Reading progress update: I've read 9 out of 144 pages.

Manga Mania Shoujo: How to Draw the Charming and Romantic Characters of Japanese Comics - Christopher Hart

I'm not going to do this for every section of the book, but this is literally the first page after the introduction.

 

The page is titled "Shoujo Girl's Head," and proceeds to give step-by-step instructions on how to draw a generic anime head. It's basically:

 

1) start with an oval head shape

2) add guidelines

3) draw all the face bits

4) make the eyes super shiny to make her look young and innocent

 

Not so offensive, right? Only until you stop to think about it for more than a second.

 

This is the first page. There is no description of the materials the reader needs, any techniques the reader should use, or what proportions the entire face should have in the first place.

 

While I'll give Hart some credit for noting that anime eyes tend to big, therefore the reader should take consideration and adjust the face's width accordingly, the scant few tips he offers are vague and unhelpful. It amounts to "cute characters should have large chins and small jaws" and "add the eyebrows, which are thinner on a girl." How big is too big of a forehead? How small is too small of a jaw? How much eyebrow is too much?
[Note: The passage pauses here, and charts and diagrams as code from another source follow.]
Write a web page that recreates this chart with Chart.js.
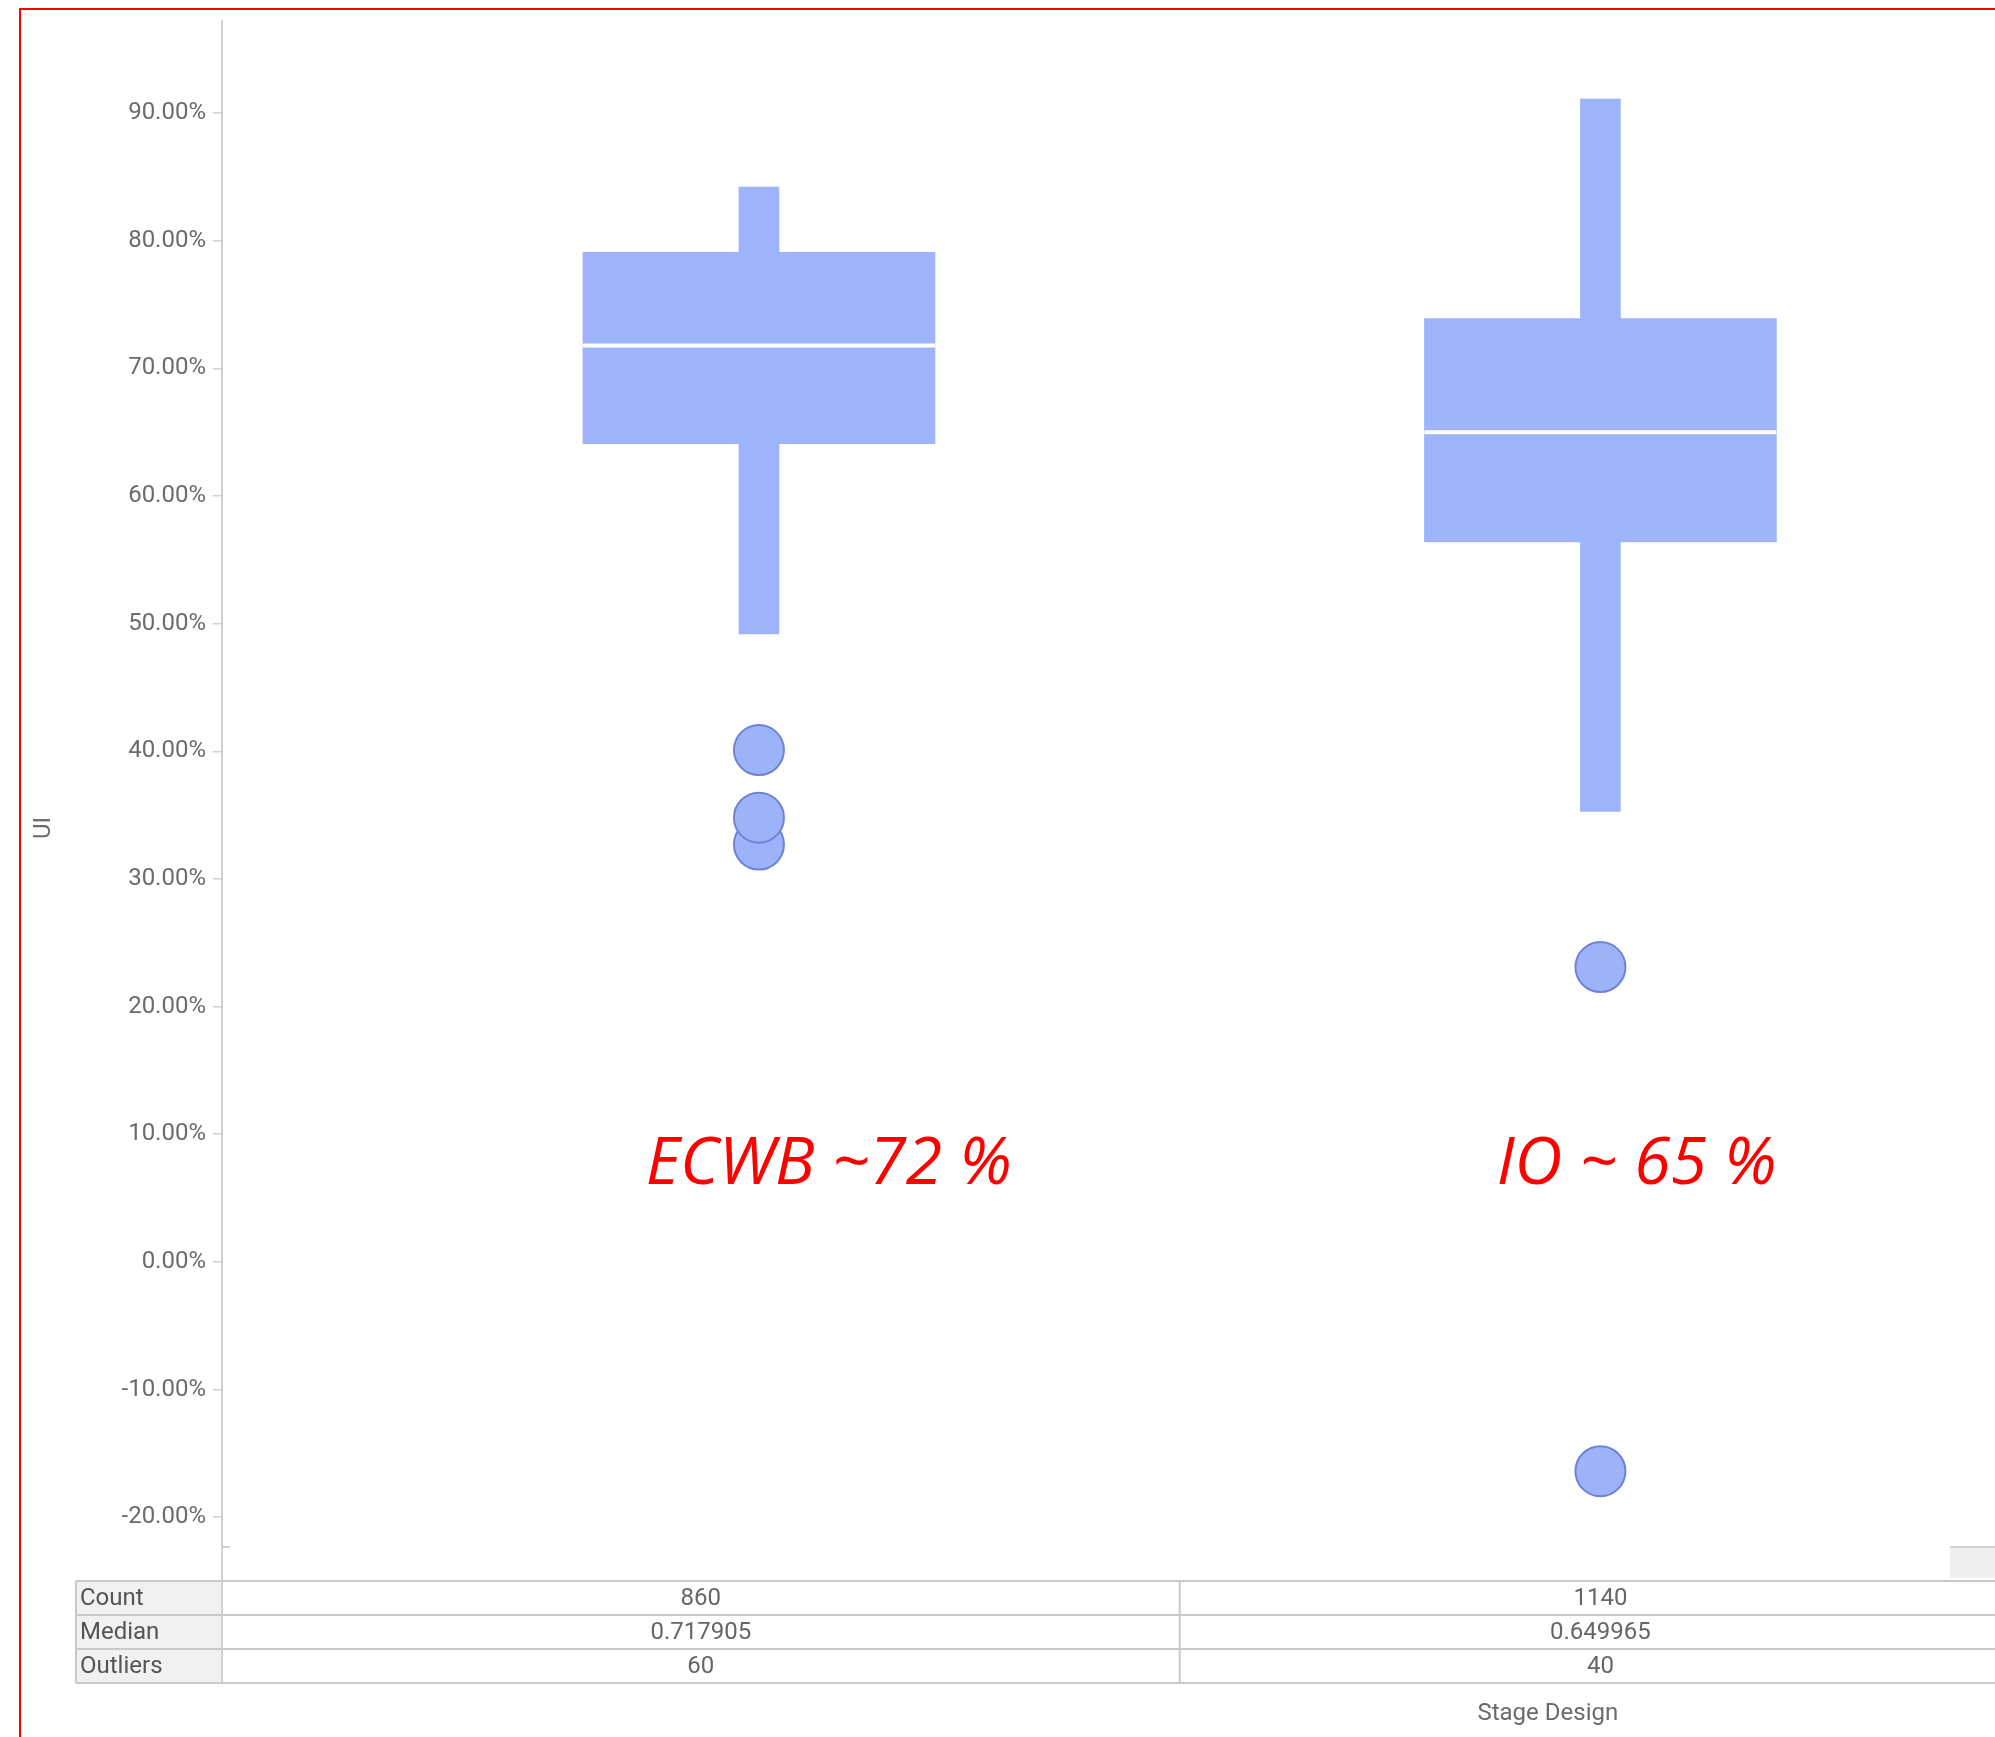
<!DOCTYPE html>
<html>
<head>
<meta charset="utf-8">
<script src="https://cdn.jsdelivr.net/npm/chart.js@4.4.1/dist/chart.umd.min.js"></script>
<style>
  html, body { margin: 0; padding: 0; background: #ffffff; overflow: hidden; }
  #wrap { position: relative; width: 1995px; height: 1737px; }
  #frame { position: absolute; left: 19px; top: 8px; width: 1995px; height: 1760px;
           border-top: 2px solid #ff0000; border-left: 2px solid #ff0000; pointer-events: none; z-index: 2; }
  canvas { position: absolute; left: 0; top: 0; }
</style>
</head>
<body>
<div id="wrap">
  <canvas id="c" width="1995" height="1737"></canvas>
  <div id="frame"></div>
</div>
<script>
// ---- data ----
const categories = ['ECWB', 'IO'];
const whiskerLow = [49.2, 35.3];
const whiskerHigh = [84.2, 91.1];
const q1 = [64.1, 56.4];
const q3 = [79.1, 73.9];
const medians = [71.79, 65.0];
const outlierCat = [0, 0, 0, 1, 1];
const outlierVals = [40.1, 32.7, 34.8, 23.1, -16.4];
const yTicks = [-20, -10, 0, 10, 20, 30, 40, 50, 60, 70, 80, 90];
const tableRows = ['Count', 'Median', 'Outliers'];
const counts = ['860', '1140'];
const medianText = ['0.717905', '0.649965'];
const outlierCounts = ['60', '40'];
const annotations = ['ECWB ~72 %', 'IO ~ 65 %'];
const yTitle = 'UI';
const xTitle = 'Stage Design';

// ---- styles ----
const BOX = '#9db4fb';
const GRAYTXT = '#6b6b6b';
const LINE = '#c9c9c9';

const annotationPlugin = {
  id: 'extras',
  afterDraw(chart) {
    const ctx = chart.ctx;
    const xs = chart.scales.x, ys = chart.scales.y;
    const ca = chart.chartArea;
    ctx.save();
    // annotation texts (anchored to data coordinates)
    const annX = [0.083, 1.043];
    const annY = 6.1;
    ctx.fillStyle = '#ff0000';
    ctx.font = 'italic 66px "Open Sans"';
    ctx.textAlign = 'center';
    ctx.textBaseline = 'alphabetic';
    annotations.forEach((t, i) => {
      ctx.fillText(t, xs.getPixelForValue(annX[i]), ys.getPixelForValue(annY));
    });

    // y title
    ctx.save();
    ctx.translate(44, 828);
    ctx.rotate(-Math.PI / 2);
    ctx.fillStyle = GRAYTXT;
    ctx.font = '24px Roboto';
    ctx.textAlign = 'center';
    ctx.textBaseline = 'middle';
    ctx.fillText(yTitle, 0, 0);
    ctx.restore();

    // table below the plot
    const top = 1581, rowH = 34, left = 76, right = chart.width;
    const axisX = ca.left;
    const divX = xs.getPixelForValue(0.5);
    const colCenters = [(axisX + divX) / 2, xs.getPixelForValue(1)];
    const bottom = top + rowH * tableRows.length;
    ctx.fillStyle = '#f1f1f1';
    ctx.fillRect(left, top, axisX - left, bottom - top);
    // small scroll box at bottom right
    ctx.fillStyle = '#f0f0f0';
    ctx.fillRect(1950, ca.bottom, right - 1950, 31);
    ctx.strokeStyle = '#d2d2d2';
    ctx.lineWidth = 2;
    ctx.beginPath(); ctx.moveTo(1950, ca.bottom); ctx.lineTo(right, ca.bottom); ctx.stroke();

    ctx.strokeStyle = LINE;
    ctx.lineWidth = 2;
    ctx.beginPath();
    for (let r = 0; r <= tableRows.length; r++) {
      ctx.moveTo(left, top + r * rowH);
      ctx.lineTo(right, top + r * rowH);
    }
    ctx.moveTo(left, top); ctx.lineTo(left, bottom);
    ctx.moveTo(divX, top); ctx.lineTo(divX, bottom);
    ctx.stroke();
    ctx.strokeStyle = '#d0d0d0';
    ctx.beginPath();
    ctx.moveTo(axisX, ca.bottom); ctx.lineTo(axisX, bottom);
    ctx.moveTo(axisX, ca.bottom); ctx.lineTo(axisX + 8, ca.bottom);
    ctx.stroke();

    ctx.font = '24px Roboto';
    ctx.textBaseline = 'middle';
    const cols = [counts, medianText, outlierCounts];
    tableRows.forEach((lab, r) => {
      const cy = top + r * rowH + rowH / 2 + 1;
      ctx.fillStyle = '#555555';
      ctx.textAlign = 'left';
      ctx.fillText(lab, left + 4, cy);
      ctx.fillStyle = '#666666';
      ctx.textAlign = 'center';
      cols[r].forEach((v, i) => ctx.fillText(v, colCenters[i], cy));
    });

    // x title
    ctx.fillStyle = GRAYTXT;
    ctx.textAlign = 'center';
    ctx.fillText(xTitle, xs.getPixelForValue(0.9375), 1714);
    ctx.restore();
  }
};

function build() {
  const boxData = categories.map((c, i) => ({ x: i, y: [q1[i], q3[i]] }));
  const whiskerData = categories.map((c, i) => ({ x: i, y: [whiskerLow[i], whiskerHigh[i]] }));
  const medianData = categories.map((c, i) => ({ x: i, y: medians[i] }));
  const outlierData = outlierVals.map((v, i) => ({ x: outlierCat[i], y: v }));

  new Chart(document.getElementById('c'), {
    type: 'bar',
    data: {
      datasets: [
        { type: 'scatter', label: 'Median', data: medianData, order: 0, clip: false,
          pointStyle: 'line', pointRadius: 176, pointHoverRadius: 176,
          borderColor: '#ffffff', pointBorderColor: '#ffffff', borderWidth: 4, pointBorderWidth: 4 },
        { type: 'scatter', label: 'Outliers', data: outlierData, order: 1,
          pointRadius: 25, pointHoverRadius: 25, backgroundColor: '#9db3f9',
          borderColor: '#6f82d6', borderWidth: 2 },
        { type: 'bar', label: 'Box', data: boxData, order: 2, grouped: false,
          barThickness: 352, backgroundColor: BOX, borderWidth: 0 },
        { type: 'bar', label: 'Whisker', data: whiskerData, order: 3, grouped: false,
          barThickness: 40, backgroundColor: BOX, borderWidth: 0 }
      ]
    },
    options: {
      responsive: false,
      animation: false,
      devicePixelRatio: 1,
      layout: { autoPadding: false, padding: { left: 0, right: 0, top: 17, bottom: 190 } },
      plugins: { legend: { display: false }, tooltip: { enabled: false } },
      scales: {
        x: { type: 'linear', display: false, offset: false, min: -0.6381, max: 1.4689 },
        y: {
          type: 'linear', min: -22.34, max: 97.19,
          afterBuildTicks: (s) => { s.ticks = yTicks.map(v => ({ value: v })); },
          afterFit: (s) => { s.width = 222; },
          border: { display: true, color: '#d0d0d0', width: 2 },
          grid: { display: true, drawOnChartArea: false, drawTicks: true, tickLength: 9,
                  color: '#cfcfcf', lineWidth: 1.5 },
          ticks: { padding: 7, color: GRAYTXT, font: { family: 'Roboto', size: 24 },
                   callback: (v) => v.toFixed(2) + '%' }
        }
      }
    },
    plugins: [annotationPlugin]
  });
}

Promise.all([
  document.fonts.load('24px Roboto'),
  document.fonts.load('italic 66px "Open Sans"')
]).then(build, build);
</script>
</body>
</html>
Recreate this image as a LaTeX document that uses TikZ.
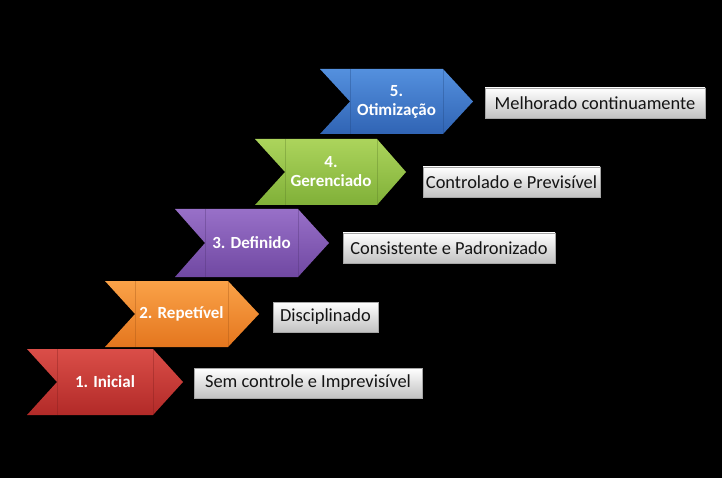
\documentclass[tikz,border=0pt]{standalone}
\usepackage{fontspec}
\setmainfont{Carlito}
\definecolor{redT}{RGB}{218,78,72}
\definecolor{redB}{RGB}{178,42,40}
\definecolor{orgT}{RGB}{250,162,72}
\definecolor{orgB}{RGB}{228,118,30}
\definecolor{purT}{RGB}{152,112,200}
\definecolor{purB}{RGB}{112,72,162}
\definecolor{grnT}{RGB}{172,212,92}
\definecolor{grnB}{RGB}{128,176,56}
\definecolor{bluT}{RGB}{84,144,222}
\definecolor{bluB}{RGB}{48,100,180}
\newcommand\mychev[9]{%
  \shade[top color=#7,bottom color=#8]
    (#2,#5) -- (#3,#5) -- (#4,{(#5+#6)/2}) -- (#3,#6) -- (#2,#6) -- ({#2+30},{(#5+#6)/2}) -- cycle;
  \draw[#8!70!black,opacity=.35,line width=.8pt] ({#2+30},#5) -- ({#2+30},#6);
  \draw[#8!70!black,opacity=.35,line width=.8pt] (#3,#5) -- (#3,#6);
  \node[chevtext] (#1) at ({(#2+30+#3)/2},{(#5+#6)/2}) {#9};}
\begin{document}
\begin{tikzpicture}[x=1pt,y=-1pt,
  chevtext/.style={text=white,font=\fontsize{17}{19}\selectfont\bfseries,align=center,inner sep=0pt},
  infobox/.style={top color=white,bottom color=black!24,draw=black!35,line width=.6pt,
    minimum height=30pt,inner sep=0pt,text=black!92,font=\fontsize{18.4}{21}\selectfont}]
\fill[black] (0,0) rectangle (722,478);
\useasboundingbox (0,0) rectangle (722,478);
\mychev{c1}{27}{153}{183}{349}{415}{redT}{redB}{1. Inicial}
\mychev{c2}{105}{228}{259}{281}{347}{orgT}{orgB}{2. Repetível}
\mychev{c3}{175}{298}{329}{209}{277}{purT}{purB}{3. Definido}
\mychev{c4}{255}{377}{406}{139}{205}{grnT}{grnB}{4.\\Gerenciado}
\mychev{c5}{320}{443}{473}{69}{134}{bluT}{bluB}{5.\\Otimização}
\node[infobox,minimum width=228pt] (b1) at (308,383) {Sem controle e Imprevisível};
\node[infobox,minimum width=105pt] (b2) at (325.5,317) {Disciplinado};
\node[infobox,minimum width=212pt] (b3) at (449,248) {Consistente e Padronizado};
\node[infobox,minimum width=177pt] (b4) at (511.5,182) {Controlado e Previsível};
\node[infobox,minimum width=220pt] (b5) at (595,103) {Melhorado continuamente};
\end{tikzpicture}
\end{document}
Hart assumes that every single youthful anime girl has a single type of face, and all you need to do to draw one is trace his version. I'm dead serious-- he never once offers any advice on how to draw different feminine facial types, despite most of the book being devoted to girls.

 

The boys in this book, for the record, fair slightly better, as they get both "generic skinny teenager" and "sexy skinny bishie" body types. 

 

Just for comparison, my favorite how-to art book (Draw and Paint the Realm of Faerie by Ed Org) was still describing how to hold a freaking pencil by page 14.